Re: Chomsky's theories

From: Ralph Hartley (hartley_at_aic.nrl.navy.mil)
Date: 11/10/04


Date: Wed, 10 Nov 2004 16:59:50 -0500

Eray Ozkural exa wrote:
> Ralph Hartley <hartley@aic.nrl.navy.mil> wrote:

>>Chomsky's linguistic theories have
>>turned out to be, in many fundamental respects, correct.
>>
>>His most important hypothesis was that humans have an innate capacity for
>>grammar, that controls (but is modulated by) the range of structures used
>>in natural languages.
>
> It is debatable that the range of structures used in natural languages
> are trivially learnt.

What do you mean by "trivially learnt"? Do you think they are, or not? What
difference would it make? Anyway, almost anything is debatable, but that
proves nothing.

The songs of some birds are genetically determined, but don't develop in a
bird that does not hear its own species' song in the nest. You might think
that they are learning it, but they can't learn any *other* song. The
theory is that language is like that.

> It is obvious that

Far *more* obvious things have turned out to be wrong before.

> a communication language, which encodes the same
> kinds of things (e.g. commonsense meaning), using identical or similar
> I/O constraints, and identical computational capacity (for learning),
> will result in very similar grammatical forms.

Signing has very *different* I/O constraints from speech. You would expect
it to have very different grammatical forms, but it doesn't.

> The above experiments only mean that humans are intelligent enough to
> develop languages, using certain criteria of optimality

Apparently, only children under six are smart enough, since adults or older
children *never* develop languages, no matter how much they need one. Most
ways of measuring intelligence (learning, problem solving, etc.) seem to
show that adults and older children are *smarter* than younger children.
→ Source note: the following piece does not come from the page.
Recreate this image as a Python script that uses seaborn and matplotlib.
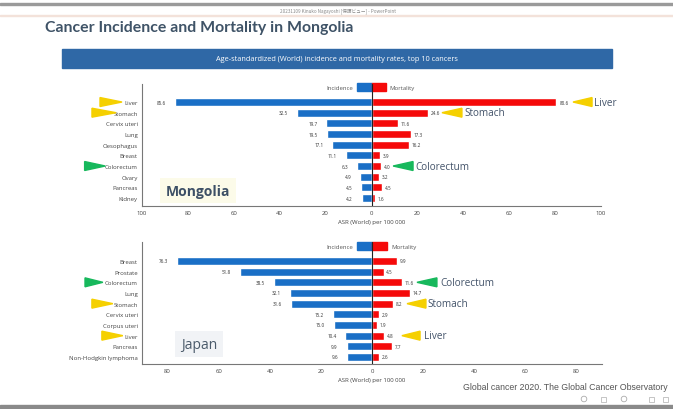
import pandas as pd
import matplotlib.pyplot as plt
import seaborn as sns
from matplotlib.patches import Polygon, Rectangle, Circle
from matplotlib.transforms import IdentityTransform

# data
mongolia_cancers = ['Liver', 'Stomach', 'Cervix uteri', 'Lung', 'Oesophagus',
                    'Breast', 'Colorectum', 'Ovary', 'Pancreas', 'Kidney']
mongolia_incidence = [85.6, 32.5, 19.7, 19.5, 17.1, 11.1, 6.3, 4.9, 4.5, 4.2]
mongolia_mortality = [80.6, 24.6, 11.6, 17.3, 16.2, 3.9, 4.0, 3.2, 4.5, 1.6]

japan_cancers = ['Breast', 'Prostate', 'Colorectum', 'Lung', 'Stomach',
                 'Cervix uteri', 'Corpus uteri', 'Liver', 'Pancreas',
                 'Non-Hodgkin lymphoma']
japan_incidence = [76.3, 51.8, 38.5, 32.1, 31.6, 15.2, 15.0, 10.4, 9.9, 9.6]
japan_mortality = [9.9, 4.5, 11.6, 14.7, 8.2, 2.9, 1.9, 4.8, 7.7, 2.6]

BLUE = '#1a6fc6'
RED = '#f50a0a'
YELLOW = '#f5d000'
GREEN = '#17b85c'
SLATE = '#44546a'

W, H = 673, 410
sns.set_theme(style='white')
plt.rcParams['font.family'] = ['Open Sans', 'DejaVu Sans']

fig = plt.figure(figsize=(W / 100, H / 100), dpi=100)
fig.patch.set_facecolor('white')


def fx(x):
    return x / W


def fy(y):
    return 1 - y / H


def make_df(cancers, inc, mort):
    df_inc = pd.DataFrame({'cancer': cancers, 'rate': [-v for v in inc], 'kind': 'Incidence'})
    df_mort = pd.DataFrame({'cancer': cancers, 'rate': mort, 'kind': 'Mortality'})
    return pd.concat([df_inc, df_mort], ignore_index=True)


def butterfly(rect, cancers, inc, mort, lim, ticks, ylim, legend_y, box_w):
    ax = fig.add_axes(rect)
    df = make_df(cancers, inc, mort)
    sns.barplot(data=df, y='cancer', x='rate', hue='kind', order=cancers,
                palette={'Incidence': BLUE, 'Mortality': RED}, dodge=False,
                width=0.75, saturation=1, legend=False, ax=ax)
    ax.set_xlim(-lim, lim)
    ax.set_ylim(*ylim)
    ax.set_xticks(ticks)
    ax.set_xticklabels([str(abs(t)) for t in ticks])
    ax.tick_params(axis='both', length=0, labelsize=4.3, colors='#444444', pad=3)
    ax.set_xlabel('ASR (World) per 100 000', fontsize=4.3, color='#444444', labelpad=3)
    ax.set_ylabel('')
    for s in ['top', 'right']:
        ax.spines[s].set_visible(False)
    for s in ['left', 'bottom']:
        ax.spines[s].set_color('#777777')
        ax.spines[s].set_linewidth(0.8)
    ax.axvline(0, color='#222222', lw=0.8, zorder=5)
    for i, v in enumerate(inc):
        ax.annotate(f'{v}', xy=(-v, i), xytext=(-6.5, 0), textcoords='offset points',
                    ha='right', va='center', fontsize=3.3, color='#333333')
    for i, v in enumerate(mort):
        ax.annotate(f'{v}', xy=(v, i), xytext=(2, 0), textcoords='offset points',
                    ha='left', va='center', fontsize=3.3, color='#333333')
    # legend boxes around zero
    ax.add_patch(Rectangle((-box_w, legend_y - 0.38), box_w, 0.76, color=BLUE, clip_on=False))
    ax.add_patch(Rectangle((0, legend_y - 0.38), box_w, 0.76, color=RED, clip_on=False))
    ax.text(-box_w - 1.5, legend_y, 'Incidence', ha='right', va='center', fontsize=4.3, color='#555555')
    ax.text(box_w + 1.5, legend_y, 'Mortality', ha='left', va='center', fontsize=4.3, color='#555555')
    return ax


def arrow(ax, tip, base, row, color, half=0.42):
    ax.add_patch(Polygon([(tip, row), (base, row - half), (base, row + half)],
                         closed=True, color=color, clip_on=False, zorder=6))


def arrow_label(ax, x, row, text):
    ax.text(x, row, text, ha='left', va='center', fontsize=7.2, color=SLATE)


# Mongolia chart
ax1 = butterfly([fx(142), fy(207), fx(601) - fx(142), fy(85) - fy(207)],
                mongolia_cancers, mongolia_incidence, mongolia_mortality,
                100, list(range(-100, 101, 20)), (9.75, -1.69), -1.4, 6.5)
arrow(ax1, 87.8, 96.1, 0, YELLOW)
arrow_label(ax1, 97.0, 0, 'Liver')
arrow(ax1, 30.7, 39.4, 1, YELLOW)
arrow_label(ax1, 40.7, 1, 'Stomach')
arrow(ax1, 9.4, 18.1, 6, GREEN)
arrow_label(ax1, 19.0, 6, 'Colorectum')
arrow(ax1, -108.7, -118.3, 0, YELLOW)
arrow(ax1, -111.3, -121.8, 1, YELLOW)
arrow(ax1, -116.0, -125.0, 6, GREEN)
ax1.text(-75.6, 8.3, 'Mongolia', ha='center', va='center', fontsize=10, fontweight='bold',
         color='#3d5066', bbox=dict(facecolor='#fcfbe9', edgecolor='none', pad=4))

# Japan chart
ax2 = butterfly([fx(142), fy(364.5), fx(602) - fx(142), fy(243) - fy(364.5)],
                japan_cancers, japan_incidence, japan_mortality,
                90, list(range(-80, 81, 20)), (9.61, -1.78), -1.4, 5.9)
arrow(ax2, 17.6, 25.4, 2, GREEN)
arrow_label(ax2, 26.6, 2, 'Colorectum')
arrow(ax2, 13.7, 21.1, 4, YELLOW)
arrow_label(ax2, 21.9, 4, 'Stomach')
arrow(ax2, 11.7, 18.8, 7, YELLOW)
arrow_label(ax2, 20.4, 7, 'Liver')
arrow(ax2, -105.3, -112.3, 2, GREEN)
arrow(ax2, -101.4, -109.6, 4, YELLOW)
arrow(ax2, -97.5, -105.7, 7, YELLOW)
ax2.text(-67.7, 7.8, 'Japan', ha='center', va='center', fontsize=10,
         color='#4a5a6a', bbox=dict(facecolor='#f1f3f6', edgecolor='none', pad=4))

# slide decorations
fig.add_artist(Rectangle((0, fy(6)), 1, fy(4) - fy(6), transform=fig.transFigure, color='#9a9a9a'))
fig.text(fx(338), fy(11), '20231109 Kinuko Nagayoshi [保護ビュー] - PowerPoint',
         ha='center', va='center', fontsize=3.3, color='#888888',
         family=['Noto Sans CJK JP', 'DejaVu Sans'])
fig.add_artist(Rectangle((0, fy(17)), 1, fy(16) - fy(17), transform=fig.transFigure, color='#f3e2da'))
fig.text(fx(45), fy(28), 'Cancer Incidence and Mortality in Mongolia', ha='left', va='center',
         fontsize=11.4, fontweight='bold', color='#3f5367', family=['Lato', 'DejaVu Sans'])
fig.add_artist(Rectangle((fx(62), fy(69)), fx(612) - fx(62), fy(50) - fy(69),
                         transform=fig.transFigure, color='#2f68a6'))
fig.text(fx(337), fy(59.5), 'Age-standardized (World) incidence and mortality rates, top 10 cancers',
         ha='center', va='center', fontsize=5.3, color='white')
fig.text(fx(668), fy(388), 'Global cancer 2020. The Global Cancer Observatory', ha='right',
         va='center', fontsize=6.3, color='#555555', family=['Liberation Sans', 'DejaVu Sans'])
for cx in [584, 624]:
    fig.add_artist(Circle((cx, H - 400), 2.8, transform=IdentityTransform(),
                          fill=False, ec='#aaaaaa', lw=0.6))
for cx in [603, 651, 665]:
    fig.add_artist(Rectangle((fx(cx - 2.5), fy(402.5)), 5 / W, 5 / H, transform=fig.transFigure,
                             fill=False, ec='#bbbbbb', lw=0.6))
fig.add_artist(Rectangle((0, fy(410)), 1, fy(406) - fy(410), transform=fig.transFigure, color='#8a8a8a'))

fig.savefig('out.png', dpi=100)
The claim that human language is optimal in any sense is pretty strong as
well. To me it seems to be just *barely* good enough. The common structures
of human language don't appear to be particularly *unique* among all
possible such structures either.

> I am personally looking for a broad computationalist answer instead of
> taking the Chomskyan school seriously. The answer is in machine
> learning, in my opinion.

I know enough about machine learning to know that learning from scratch is
*much* harder than learning a variation of a predetermined pattern.
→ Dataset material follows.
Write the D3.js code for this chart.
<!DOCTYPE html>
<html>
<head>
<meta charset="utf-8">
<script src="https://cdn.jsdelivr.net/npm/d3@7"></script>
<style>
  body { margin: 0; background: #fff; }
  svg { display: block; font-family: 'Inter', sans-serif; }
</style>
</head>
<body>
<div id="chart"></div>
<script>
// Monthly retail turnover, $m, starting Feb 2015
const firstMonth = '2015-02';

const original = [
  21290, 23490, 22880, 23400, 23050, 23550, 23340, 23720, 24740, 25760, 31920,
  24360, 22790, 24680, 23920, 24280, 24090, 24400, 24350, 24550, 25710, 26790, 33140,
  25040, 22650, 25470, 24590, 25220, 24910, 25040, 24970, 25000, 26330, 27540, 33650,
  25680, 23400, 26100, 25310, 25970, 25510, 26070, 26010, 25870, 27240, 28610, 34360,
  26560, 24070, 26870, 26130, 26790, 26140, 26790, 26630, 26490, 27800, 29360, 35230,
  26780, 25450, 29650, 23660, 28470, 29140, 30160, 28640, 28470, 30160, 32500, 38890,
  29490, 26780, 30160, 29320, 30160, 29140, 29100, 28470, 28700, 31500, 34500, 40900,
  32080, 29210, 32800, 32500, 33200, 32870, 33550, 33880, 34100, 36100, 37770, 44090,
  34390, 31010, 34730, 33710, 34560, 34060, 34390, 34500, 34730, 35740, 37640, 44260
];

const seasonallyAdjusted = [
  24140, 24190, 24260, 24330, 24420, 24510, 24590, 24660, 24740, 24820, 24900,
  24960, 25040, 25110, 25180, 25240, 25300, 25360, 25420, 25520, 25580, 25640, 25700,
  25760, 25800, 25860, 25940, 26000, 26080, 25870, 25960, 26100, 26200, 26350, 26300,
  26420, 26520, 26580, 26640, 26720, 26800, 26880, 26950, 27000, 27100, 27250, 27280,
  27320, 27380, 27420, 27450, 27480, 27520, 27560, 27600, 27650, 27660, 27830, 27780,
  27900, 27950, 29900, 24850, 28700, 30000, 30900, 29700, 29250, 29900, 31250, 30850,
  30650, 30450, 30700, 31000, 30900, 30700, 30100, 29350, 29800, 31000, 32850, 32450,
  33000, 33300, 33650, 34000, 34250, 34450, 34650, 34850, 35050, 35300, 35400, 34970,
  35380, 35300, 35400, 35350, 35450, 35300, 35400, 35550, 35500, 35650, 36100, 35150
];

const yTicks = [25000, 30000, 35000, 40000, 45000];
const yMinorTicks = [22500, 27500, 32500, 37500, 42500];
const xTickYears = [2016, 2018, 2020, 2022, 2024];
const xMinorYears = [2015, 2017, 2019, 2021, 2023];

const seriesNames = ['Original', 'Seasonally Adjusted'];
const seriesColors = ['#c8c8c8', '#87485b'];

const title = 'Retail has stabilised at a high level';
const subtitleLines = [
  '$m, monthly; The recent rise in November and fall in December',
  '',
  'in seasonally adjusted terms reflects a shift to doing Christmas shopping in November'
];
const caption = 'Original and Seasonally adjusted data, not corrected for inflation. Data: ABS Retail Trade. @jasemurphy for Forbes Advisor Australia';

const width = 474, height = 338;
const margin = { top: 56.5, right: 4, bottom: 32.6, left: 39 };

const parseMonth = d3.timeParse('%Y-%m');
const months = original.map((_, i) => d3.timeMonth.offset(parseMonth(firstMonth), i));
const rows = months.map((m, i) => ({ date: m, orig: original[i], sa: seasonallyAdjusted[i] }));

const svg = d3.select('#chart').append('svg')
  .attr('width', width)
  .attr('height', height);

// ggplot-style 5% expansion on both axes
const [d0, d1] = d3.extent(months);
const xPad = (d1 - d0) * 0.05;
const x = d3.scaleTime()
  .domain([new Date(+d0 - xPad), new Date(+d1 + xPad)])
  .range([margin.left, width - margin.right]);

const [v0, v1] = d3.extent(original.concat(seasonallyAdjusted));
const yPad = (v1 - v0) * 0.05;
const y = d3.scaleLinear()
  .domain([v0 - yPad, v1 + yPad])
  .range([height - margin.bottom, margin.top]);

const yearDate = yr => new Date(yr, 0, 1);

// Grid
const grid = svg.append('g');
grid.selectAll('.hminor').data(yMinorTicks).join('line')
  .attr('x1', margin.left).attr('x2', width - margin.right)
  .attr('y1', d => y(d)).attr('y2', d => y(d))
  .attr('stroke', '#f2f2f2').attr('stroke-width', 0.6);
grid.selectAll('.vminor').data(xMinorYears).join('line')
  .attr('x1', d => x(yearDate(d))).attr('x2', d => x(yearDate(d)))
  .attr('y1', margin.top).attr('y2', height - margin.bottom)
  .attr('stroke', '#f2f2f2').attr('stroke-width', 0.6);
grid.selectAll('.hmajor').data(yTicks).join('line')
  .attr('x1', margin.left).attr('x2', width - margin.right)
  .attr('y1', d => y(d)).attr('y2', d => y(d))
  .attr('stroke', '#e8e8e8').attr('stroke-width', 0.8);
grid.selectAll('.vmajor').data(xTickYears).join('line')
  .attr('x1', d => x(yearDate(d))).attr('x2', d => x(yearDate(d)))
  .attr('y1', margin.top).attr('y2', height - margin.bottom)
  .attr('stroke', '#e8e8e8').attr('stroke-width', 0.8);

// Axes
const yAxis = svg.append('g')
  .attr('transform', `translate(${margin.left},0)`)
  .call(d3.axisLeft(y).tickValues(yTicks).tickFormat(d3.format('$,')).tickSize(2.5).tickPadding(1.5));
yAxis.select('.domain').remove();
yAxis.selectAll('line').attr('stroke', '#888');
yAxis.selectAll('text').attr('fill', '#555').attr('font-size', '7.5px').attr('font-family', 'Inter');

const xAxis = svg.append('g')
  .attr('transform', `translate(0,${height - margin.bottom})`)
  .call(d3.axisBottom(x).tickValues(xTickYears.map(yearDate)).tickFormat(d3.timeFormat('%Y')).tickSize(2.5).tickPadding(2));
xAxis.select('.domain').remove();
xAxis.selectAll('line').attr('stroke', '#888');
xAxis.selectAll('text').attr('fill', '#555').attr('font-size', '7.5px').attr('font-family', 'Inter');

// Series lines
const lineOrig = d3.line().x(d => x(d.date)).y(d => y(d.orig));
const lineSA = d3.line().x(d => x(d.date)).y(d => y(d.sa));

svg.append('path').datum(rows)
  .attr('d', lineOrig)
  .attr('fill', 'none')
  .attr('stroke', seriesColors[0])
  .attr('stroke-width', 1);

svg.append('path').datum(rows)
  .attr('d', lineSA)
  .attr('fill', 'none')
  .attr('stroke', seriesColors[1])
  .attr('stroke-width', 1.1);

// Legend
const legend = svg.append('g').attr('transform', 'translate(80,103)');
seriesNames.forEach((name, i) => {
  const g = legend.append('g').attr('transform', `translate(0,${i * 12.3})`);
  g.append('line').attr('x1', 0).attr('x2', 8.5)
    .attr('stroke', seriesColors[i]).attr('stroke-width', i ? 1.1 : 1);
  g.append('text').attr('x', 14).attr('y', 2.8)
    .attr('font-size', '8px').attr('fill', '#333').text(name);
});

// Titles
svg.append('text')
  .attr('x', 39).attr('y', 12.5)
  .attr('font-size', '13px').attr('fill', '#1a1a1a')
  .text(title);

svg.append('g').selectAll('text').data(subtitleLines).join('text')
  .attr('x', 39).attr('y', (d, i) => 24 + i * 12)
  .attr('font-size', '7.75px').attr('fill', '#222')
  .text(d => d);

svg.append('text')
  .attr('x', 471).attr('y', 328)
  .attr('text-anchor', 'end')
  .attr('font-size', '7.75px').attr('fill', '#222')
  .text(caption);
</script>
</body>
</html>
> If you believe that Chomsky's theory has any merit, then it is likely
> that you will think that the experiments mentioned show that he was
> right.

Actually, I think they show that even though I did *not* initially believe
his theory had much merit. If you mean the theory should be dismissed out
of hand, then you aren't talking science.

I don't claim that the evidence is water tight, only that it is strong.
That's the best you can expect at this stage.

> The challenge I will put up for the syntax-centric theorist could be
> quite simple. I wonder many bits this hypothesized universal grammar,
> but never really shown directly, takes.

How many bits does the human hand take? I hope you agree that is
genetically determined, but I'm sure you don't know how many bits it takes.

If I had to *guess*, I would say low thousands, but so mixed in with the
rest of brain function that no meaningful answer is possible. Depending on
  how you count, the answer may differ by an order of magnitude. Most of
biology is like that, some bits contribute to many functions. Nothing is
broken into neat subroutines.

The human genome is about 3Gbits.

> Chomsky's complete neglection of pragmatics, which is the real issue at stake here

You have to start somewhere. Limiting consideration to syntax, which is
easier to quantify, was more productive than I would have predicted.

> Neither can these theories explain what a programming language,
> mathematical language, musical language or a graphical language is.

So? They don't explain what gravity is either. Why would you expect them to?

If you know of any experimental evidence *against* the theory, let me know.
"It obviously has no merit" is an argument that is itself without merit.